━━━━━ Material supplied
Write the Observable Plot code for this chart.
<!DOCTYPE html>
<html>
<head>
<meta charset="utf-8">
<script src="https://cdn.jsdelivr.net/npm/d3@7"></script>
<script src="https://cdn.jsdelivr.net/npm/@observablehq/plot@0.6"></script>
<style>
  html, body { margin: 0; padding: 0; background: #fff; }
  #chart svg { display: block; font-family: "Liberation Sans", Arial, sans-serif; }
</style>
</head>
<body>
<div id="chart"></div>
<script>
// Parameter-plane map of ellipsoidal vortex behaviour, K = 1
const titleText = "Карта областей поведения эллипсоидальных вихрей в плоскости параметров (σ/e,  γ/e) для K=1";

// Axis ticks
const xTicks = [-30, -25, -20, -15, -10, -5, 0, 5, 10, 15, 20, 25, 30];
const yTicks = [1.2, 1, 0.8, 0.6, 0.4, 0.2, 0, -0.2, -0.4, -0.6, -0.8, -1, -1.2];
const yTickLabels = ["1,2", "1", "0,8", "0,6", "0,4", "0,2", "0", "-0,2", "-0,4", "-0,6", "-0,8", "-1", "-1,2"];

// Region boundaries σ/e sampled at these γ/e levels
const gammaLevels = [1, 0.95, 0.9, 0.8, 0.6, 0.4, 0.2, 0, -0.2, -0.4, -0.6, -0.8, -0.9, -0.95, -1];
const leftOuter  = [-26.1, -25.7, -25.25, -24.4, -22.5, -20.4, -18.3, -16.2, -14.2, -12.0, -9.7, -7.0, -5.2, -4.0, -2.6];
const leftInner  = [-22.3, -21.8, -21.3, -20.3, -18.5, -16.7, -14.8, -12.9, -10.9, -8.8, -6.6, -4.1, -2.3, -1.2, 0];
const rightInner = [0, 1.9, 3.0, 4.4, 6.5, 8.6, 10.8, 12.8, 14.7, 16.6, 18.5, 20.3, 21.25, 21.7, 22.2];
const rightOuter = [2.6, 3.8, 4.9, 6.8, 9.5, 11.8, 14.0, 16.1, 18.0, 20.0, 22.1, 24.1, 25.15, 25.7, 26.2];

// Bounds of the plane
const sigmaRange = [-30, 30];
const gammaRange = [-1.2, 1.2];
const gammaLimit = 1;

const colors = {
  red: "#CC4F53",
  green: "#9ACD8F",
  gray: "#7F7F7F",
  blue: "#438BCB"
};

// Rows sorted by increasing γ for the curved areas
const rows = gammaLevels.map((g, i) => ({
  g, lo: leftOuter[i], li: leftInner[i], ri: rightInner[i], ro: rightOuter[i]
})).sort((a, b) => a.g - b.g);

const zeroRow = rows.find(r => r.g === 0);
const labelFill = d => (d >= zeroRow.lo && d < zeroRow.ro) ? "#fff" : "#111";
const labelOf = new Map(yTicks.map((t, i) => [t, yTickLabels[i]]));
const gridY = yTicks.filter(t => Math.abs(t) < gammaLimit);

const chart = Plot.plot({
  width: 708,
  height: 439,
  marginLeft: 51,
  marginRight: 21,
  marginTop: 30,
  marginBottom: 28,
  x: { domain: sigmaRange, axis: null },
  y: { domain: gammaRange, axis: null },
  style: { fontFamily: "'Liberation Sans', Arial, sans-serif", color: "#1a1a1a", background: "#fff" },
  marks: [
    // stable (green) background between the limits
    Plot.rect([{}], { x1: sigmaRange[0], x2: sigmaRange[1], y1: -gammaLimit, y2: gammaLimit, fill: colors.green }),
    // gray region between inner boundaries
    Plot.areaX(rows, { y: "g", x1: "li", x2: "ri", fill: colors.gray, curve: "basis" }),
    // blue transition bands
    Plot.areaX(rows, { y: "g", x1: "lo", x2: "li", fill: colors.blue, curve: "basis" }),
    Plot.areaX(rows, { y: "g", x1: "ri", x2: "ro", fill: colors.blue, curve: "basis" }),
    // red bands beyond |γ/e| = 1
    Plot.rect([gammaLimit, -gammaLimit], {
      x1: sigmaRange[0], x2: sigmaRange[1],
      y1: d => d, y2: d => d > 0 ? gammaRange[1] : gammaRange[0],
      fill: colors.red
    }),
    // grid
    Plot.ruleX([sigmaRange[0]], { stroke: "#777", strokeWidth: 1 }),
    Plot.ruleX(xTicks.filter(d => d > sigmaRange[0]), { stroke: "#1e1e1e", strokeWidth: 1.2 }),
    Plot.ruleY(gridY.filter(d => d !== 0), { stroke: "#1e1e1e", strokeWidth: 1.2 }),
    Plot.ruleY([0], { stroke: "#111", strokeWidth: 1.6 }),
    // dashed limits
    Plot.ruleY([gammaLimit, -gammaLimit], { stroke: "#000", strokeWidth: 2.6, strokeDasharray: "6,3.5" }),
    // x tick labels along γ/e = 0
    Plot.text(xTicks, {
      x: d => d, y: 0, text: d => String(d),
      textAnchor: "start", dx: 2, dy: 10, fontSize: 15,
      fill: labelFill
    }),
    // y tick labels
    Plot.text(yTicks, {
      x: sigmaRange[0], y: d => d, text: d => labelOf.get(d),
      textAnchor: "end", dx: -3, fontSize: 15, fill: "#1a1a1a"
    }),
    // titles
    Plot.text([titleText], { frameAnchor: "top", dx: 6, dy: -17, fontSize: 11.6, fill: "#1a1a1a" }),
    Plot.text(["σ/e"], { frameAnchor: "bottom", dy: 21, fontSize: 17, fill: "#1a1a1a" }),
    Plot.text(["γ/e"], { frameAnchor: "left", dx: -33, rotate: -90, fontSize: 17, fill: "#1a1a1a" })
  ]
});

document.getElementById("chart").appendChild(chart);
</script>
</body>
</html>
━━━━━━━━━━
━━━━━ Material supplied
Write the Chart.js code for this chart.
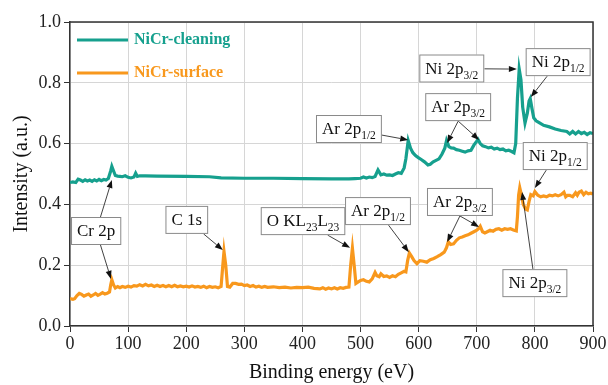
━━━━━━━━━━
--- Written exercise ---
Report each line in the preceding entries that holds the string "this".

--- The answer ---
Write the Observable Plot code for this chart.
Write the Chart.js code for this chart.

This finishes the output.